Cross-Organizational Federated Analytics When multiple entities collaborate on visual analytics with out centralizing raw data, technical challenges include:
- Aligning disparate privacy budgets across organizational boundaries
- Establishing secure aggregation protocols resilient to collusion attacks
- Maintaining visualization consistency across differentially private query results from distributed sources
Adversarial Robustness Modern privacy attacks leverage machine learning to infer sensitive attributes from supposedly anonymized visualizations.
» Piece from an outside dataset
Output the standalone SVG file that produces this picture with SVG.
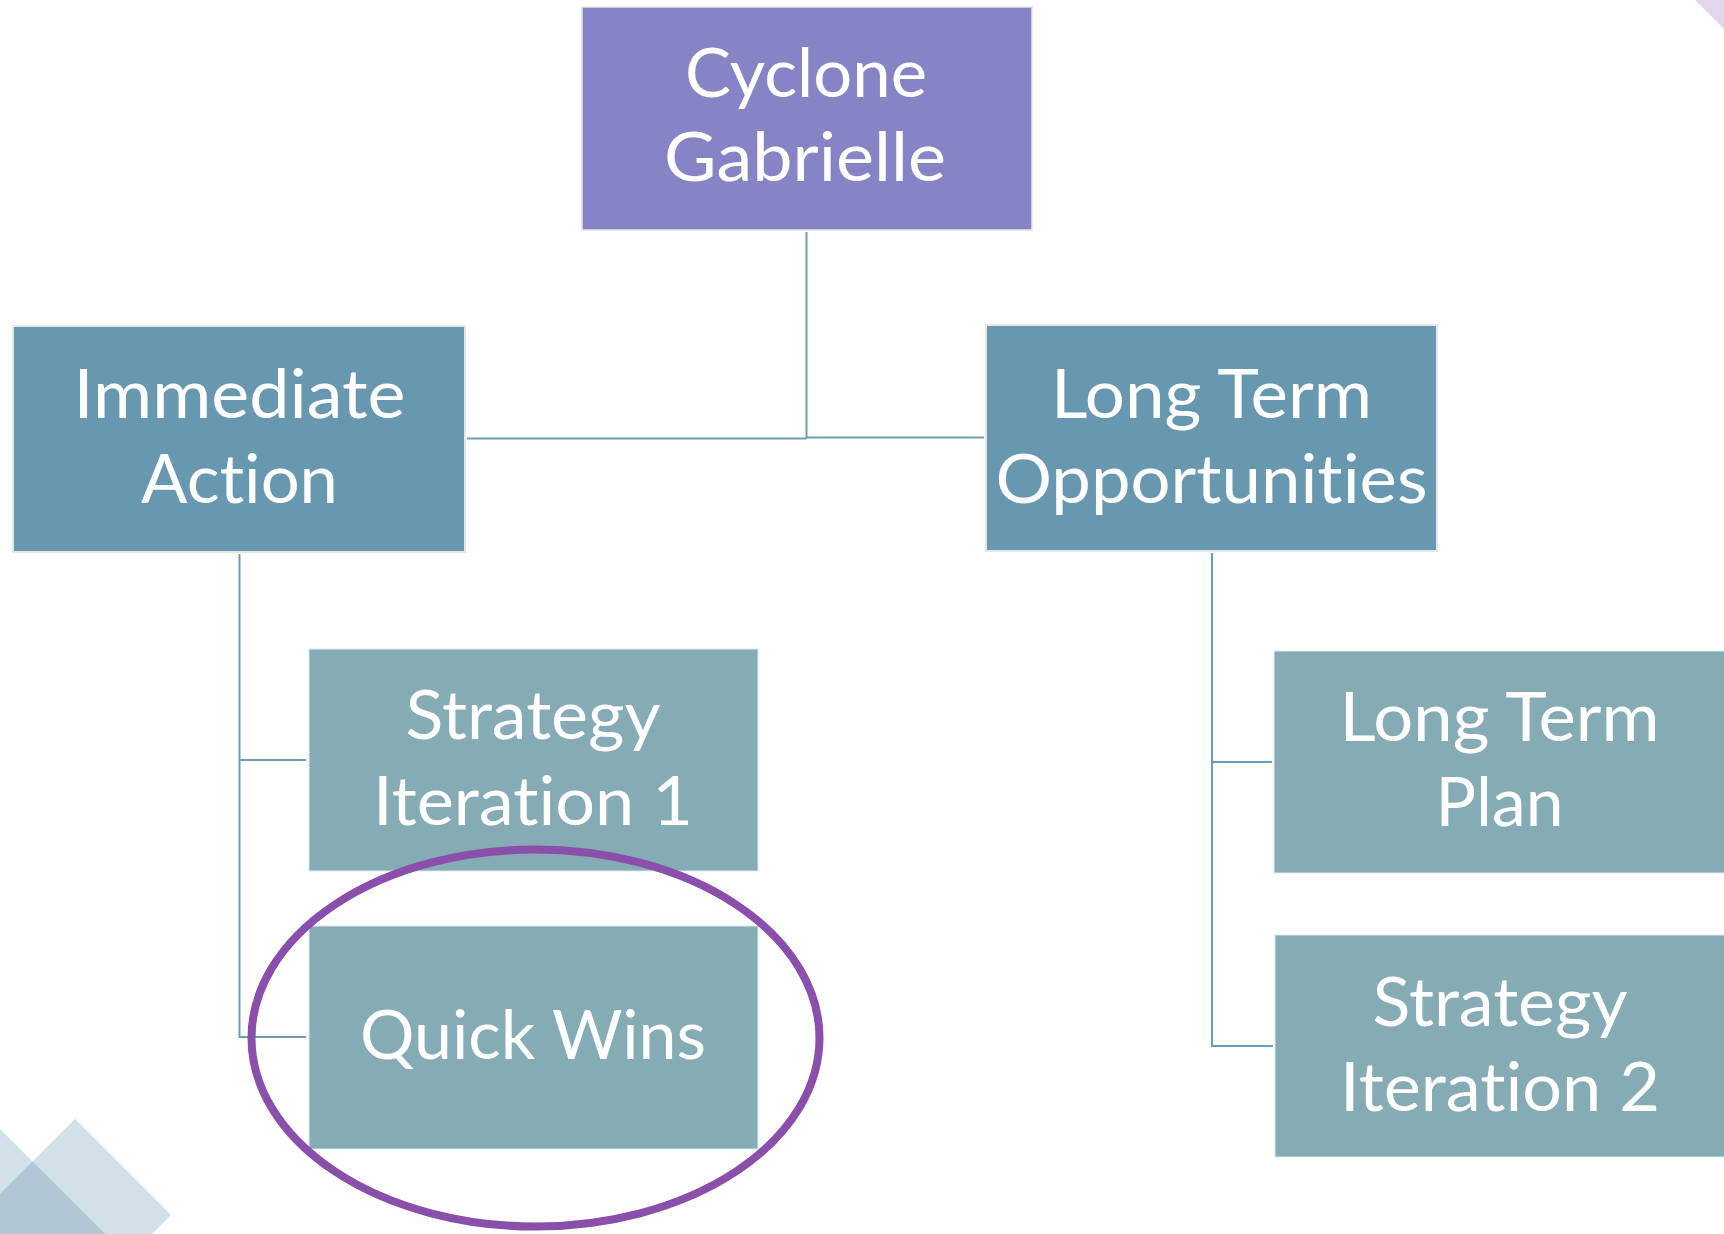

Defense mechanisms must evolve to resist:
- Membership inference attacks that determine if specific individuals appear in training datasets
- Attribute reconstruction attacks that extract sensitive features from aggregated visual outputs
- Model inversion techniques that reverse-engineer private data from interactive query patterns
Regulatory Compliance Automation Emerging frameworks require automated technical enforcement of data subject rights (right to erasure, right to portability) within visualization systems. Implementing these capabilities necessitates granular data lineage tracking and reversible transformation logs that maintain privacy guarantees even during data deletion operations.